In this project we implemented 3 models.
- Pre-trained LDM Model
- cGAN using AFHQ dataset
- cGAN BERT model usiing COCO dataset
pip install transformers==4.19.2 scann kornia==0.6.4 torchmetrics==0.6.0
pip install git+https://github.com/arogozhnikov/einops.git
The file contains all the code that is necessary to run the model. It doesnt require additional file
- Load the code in colab and run Inferencing_LDM.ipynb cells
- run cgan_afhq.ipynb
Dataset can be downloaded from below menioned link https://www.kaggle.com/datasets/andrewmvd/animal-faces
This project implements a Conditional Generative Adversarial Network (GAN) to generate images based on textual descriptions. The model uses a pre-trained BERT model for text encoding and a deep convolutional neural network for the generator and discriminator.
The model is trained on the COCO dataset, specifically the train2017
subset along with its annotations. The COCO dataset contains images with corresponding textual descriptions (captions).
https://cocodataset.org/#download
2017 Train Images is used in this project. It has roughly 118k images and is about 18 GB in size.
- BERT-Based Text Encoder: Uses a pre-trained BERT model to convert text descriptions into feature vectors.

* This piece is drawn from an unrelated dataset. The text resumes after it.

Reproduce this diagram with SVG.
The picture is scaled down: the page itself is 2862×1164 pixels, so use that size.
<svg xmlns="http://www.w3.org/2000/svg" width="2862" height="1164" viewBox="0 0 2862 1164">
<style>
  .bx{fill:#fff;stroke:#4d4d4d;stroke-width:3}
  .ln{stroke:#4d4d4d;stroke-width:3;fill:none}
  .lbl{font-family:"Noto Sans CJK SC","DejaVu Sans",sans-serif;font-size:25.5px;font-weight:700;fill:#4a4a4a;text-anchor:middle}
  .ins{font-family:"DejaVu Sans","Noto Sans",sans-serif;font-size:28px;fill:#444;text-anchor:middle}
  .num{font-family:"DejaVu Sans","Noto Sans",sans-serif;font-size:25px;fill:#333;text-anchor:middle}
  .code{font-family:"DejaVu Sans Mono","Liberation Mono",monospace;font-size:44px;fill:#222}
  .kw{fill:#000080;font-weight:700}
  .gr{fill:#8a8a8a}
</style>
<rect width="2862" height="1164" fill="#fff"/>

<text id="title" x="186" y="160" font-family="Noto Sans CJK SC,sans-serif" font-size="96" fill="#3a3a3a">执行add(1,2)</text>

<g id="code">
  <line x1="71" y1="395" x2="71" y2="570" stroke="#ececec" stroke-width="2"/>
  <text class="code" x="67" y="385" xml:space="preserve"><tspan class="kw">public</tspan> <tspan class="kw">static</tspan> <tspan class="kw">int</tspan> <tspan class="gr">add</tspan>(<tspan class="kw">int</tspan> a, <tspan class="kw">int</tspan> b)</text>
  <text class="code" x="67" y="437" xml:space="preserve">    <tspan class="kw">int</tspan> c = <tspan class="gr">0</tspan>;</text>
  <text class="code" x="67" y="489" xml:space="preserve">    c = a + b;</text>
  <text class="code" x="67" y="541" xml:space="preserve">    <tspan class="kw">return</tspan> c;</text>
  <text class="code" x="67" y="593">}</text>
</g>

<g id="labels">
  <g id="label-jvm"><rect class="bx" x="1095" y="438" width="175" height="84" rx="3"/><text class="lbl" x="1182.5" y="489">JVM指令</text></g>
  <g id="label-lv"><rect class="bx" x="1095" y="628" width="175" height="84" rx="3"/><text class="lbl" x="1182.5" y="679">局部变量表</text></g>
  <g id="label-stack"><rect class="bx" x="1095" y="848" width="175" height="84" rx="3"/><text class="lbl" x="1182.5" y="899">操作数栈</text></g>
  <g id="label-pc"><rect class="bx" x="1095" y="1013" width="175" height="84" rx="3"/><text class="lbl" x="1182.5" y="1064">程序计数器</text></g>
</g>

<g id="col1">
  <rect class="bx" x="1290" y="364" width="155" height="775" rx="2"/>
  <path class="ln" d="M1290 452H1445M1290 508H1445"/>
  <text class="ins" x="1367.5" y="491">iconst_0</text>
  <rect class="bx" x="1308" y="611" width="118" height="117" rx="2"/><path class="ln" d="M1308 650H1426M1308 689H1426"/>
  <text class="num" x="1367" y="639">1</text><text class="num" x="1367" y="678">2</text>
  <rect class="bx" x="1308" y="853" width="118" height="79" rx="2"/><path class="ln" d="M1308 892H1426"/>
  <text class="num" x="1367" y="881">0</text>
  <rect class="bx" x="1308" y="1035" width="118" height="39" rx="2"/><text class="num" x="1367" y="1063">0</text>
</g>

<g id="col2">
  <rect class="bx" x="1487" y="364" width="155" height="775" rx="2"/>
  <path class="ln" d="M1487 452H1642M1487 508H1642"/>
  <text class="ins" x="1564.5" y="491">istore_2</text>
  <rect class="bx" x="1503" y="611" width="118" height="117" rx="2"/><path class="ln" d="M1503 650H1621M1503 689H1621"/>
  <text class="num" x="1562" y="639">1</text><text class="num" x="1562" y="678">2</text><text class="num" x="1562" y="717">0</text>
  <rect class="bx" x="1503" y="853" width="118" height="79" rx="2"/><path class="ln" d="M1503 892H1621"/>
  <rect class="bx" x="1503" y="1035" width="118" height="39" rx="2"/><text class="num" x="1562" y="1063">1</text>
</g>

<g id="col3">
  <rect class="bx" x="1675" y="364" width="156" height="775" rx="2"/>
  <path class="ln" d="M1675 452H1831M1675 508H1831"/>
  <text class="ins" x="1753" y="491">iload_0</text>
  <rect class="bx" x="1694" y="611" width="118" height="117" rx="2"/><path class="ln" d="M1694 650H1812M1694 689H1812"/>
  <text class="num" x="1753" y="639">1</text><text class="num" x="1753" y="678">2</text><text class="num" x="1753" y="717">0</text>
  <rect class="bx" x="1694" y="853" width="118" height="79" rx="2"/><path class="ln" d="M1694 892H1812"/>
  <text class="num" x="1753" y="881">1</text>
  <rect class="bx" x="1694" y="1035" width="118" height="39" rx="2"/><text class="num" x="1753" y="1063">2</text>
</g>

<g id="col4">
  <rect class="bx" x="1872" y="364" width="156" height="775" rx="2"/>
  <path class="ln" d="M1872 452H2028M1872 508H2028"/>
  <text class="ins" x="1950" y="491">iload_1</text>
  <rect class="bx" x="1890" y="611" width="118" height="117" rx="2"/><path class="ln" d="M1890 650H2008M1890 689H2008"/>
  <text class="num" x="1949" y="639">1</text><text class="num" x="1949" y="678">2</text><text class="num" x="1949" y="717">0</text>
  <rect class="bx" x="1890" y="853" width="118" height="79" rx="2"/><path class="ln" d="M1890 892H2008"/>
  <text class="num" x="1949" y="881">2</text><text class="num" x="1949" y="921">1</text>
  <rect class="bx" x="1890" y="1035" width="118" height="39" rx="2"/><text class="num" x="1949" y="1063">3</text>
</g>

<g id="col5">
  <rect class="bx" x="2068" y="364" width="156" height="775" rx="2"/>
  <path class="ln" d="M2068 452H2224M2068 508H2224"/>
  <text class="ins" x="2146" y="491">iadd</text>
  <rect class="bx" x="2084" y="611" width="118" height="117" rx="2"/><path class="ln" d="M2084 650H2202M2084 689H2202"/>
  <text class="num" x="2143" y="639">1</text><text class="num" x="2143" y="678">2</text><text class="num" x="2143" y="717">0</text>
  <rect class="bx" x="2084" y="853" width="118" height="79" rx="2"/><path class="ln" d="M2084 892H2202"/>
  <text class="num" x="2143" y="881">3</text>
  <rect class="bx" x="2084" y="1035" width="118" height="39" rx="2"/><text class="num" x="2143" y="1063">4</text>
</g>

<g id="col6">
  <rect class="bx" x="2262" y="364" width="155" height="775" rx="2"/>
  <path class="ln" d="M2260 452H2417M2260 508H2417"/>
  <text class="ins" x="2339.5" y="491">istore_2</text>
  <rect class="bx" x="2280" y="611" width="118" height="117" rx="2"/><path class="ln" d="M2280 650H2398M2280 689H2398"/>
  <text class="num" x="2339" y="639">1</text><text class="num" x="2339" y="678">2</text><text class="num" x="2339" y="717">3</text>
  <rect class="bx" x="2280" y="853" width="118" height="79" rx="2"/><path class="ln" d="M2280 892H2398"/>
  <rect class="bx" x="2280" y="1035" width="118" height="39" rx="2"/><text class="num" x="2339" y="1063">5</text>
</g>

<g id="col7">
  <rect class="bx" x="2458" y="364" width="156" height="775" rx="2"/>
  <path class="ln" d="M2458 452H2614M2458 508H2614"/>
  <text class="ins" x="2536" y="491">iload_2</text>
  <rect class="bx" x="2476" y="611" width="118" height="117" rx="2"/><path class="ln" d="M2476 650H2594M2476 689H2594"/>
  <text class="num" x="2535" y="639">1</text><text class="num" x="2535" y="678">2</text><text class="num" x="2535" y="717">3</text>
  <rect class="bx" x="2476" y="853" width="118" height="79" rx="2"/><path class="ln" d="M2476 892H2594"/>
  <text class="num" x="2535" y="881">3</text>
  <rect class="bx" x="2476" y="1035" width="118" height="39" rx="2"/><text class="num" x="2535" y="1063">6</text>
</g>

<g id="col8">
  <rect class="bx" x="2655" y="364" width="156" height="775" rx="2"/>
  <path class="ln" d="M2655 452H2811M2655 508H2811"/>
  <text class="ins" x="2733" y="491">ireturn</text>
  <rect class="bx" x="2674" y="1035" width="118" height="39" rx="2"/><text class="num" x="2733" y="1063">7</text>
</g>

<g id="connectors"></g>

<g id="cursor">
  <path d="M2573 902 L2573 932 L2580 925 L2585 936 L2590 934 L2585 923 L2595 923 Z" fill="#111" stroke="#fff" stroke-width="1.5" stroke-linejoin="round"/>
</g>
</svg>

- Input: Concatenates noise vector and text embedding.
- Architecture:
- Fully Connected Layer
- Three Transposed Convolutional (Deconvolutional) Layers
- ReLU activations followed by Tanh activation
- Input: Takes an image and a text embedding.
- Architecture:
- Three Convolutional Layers
- LeakyReLU activations
- Fully Connected Layer
- Sigmoid activation
- Python 3.x
- PyTorch
- torchvision
- transformers (Hugging Face)
- Pillow
- matplotlib
- numpy
- json
There are 2 version of this model
- cgan_bert.ipynb
- cgan_bert_Pnp.ipynb
The cgan_bert.ipynb requires you to have COCO dataset available on local machine in order to run it cgan_bert_PnP.ipynb is Plug and Play file. Ways to get the COCO data set is coded in the file no extra files are required to run the file except for the dependencies
Below is the link to saved model weights of cgan_bert.ipynb
https://drive.google.com/drive/folders/1LZYRykzSzItOhJKM_TqZmcfbYdAvOVbt?usp=sharing
COCO dataset is large and uses large amount of resources. Make sure to change the path of COCO dataset if you are running cgan_ber.ipynb. And if your system runs out of memory (Out Of Memory Error:) try reducing the batch size
- Ubuntu 22.04, Nvidia Graphics Card atleast 40GB, 32GB cpu ram, Cuda 12.0
- Python3.8 is required to run the LDM repository
- COCO Dataset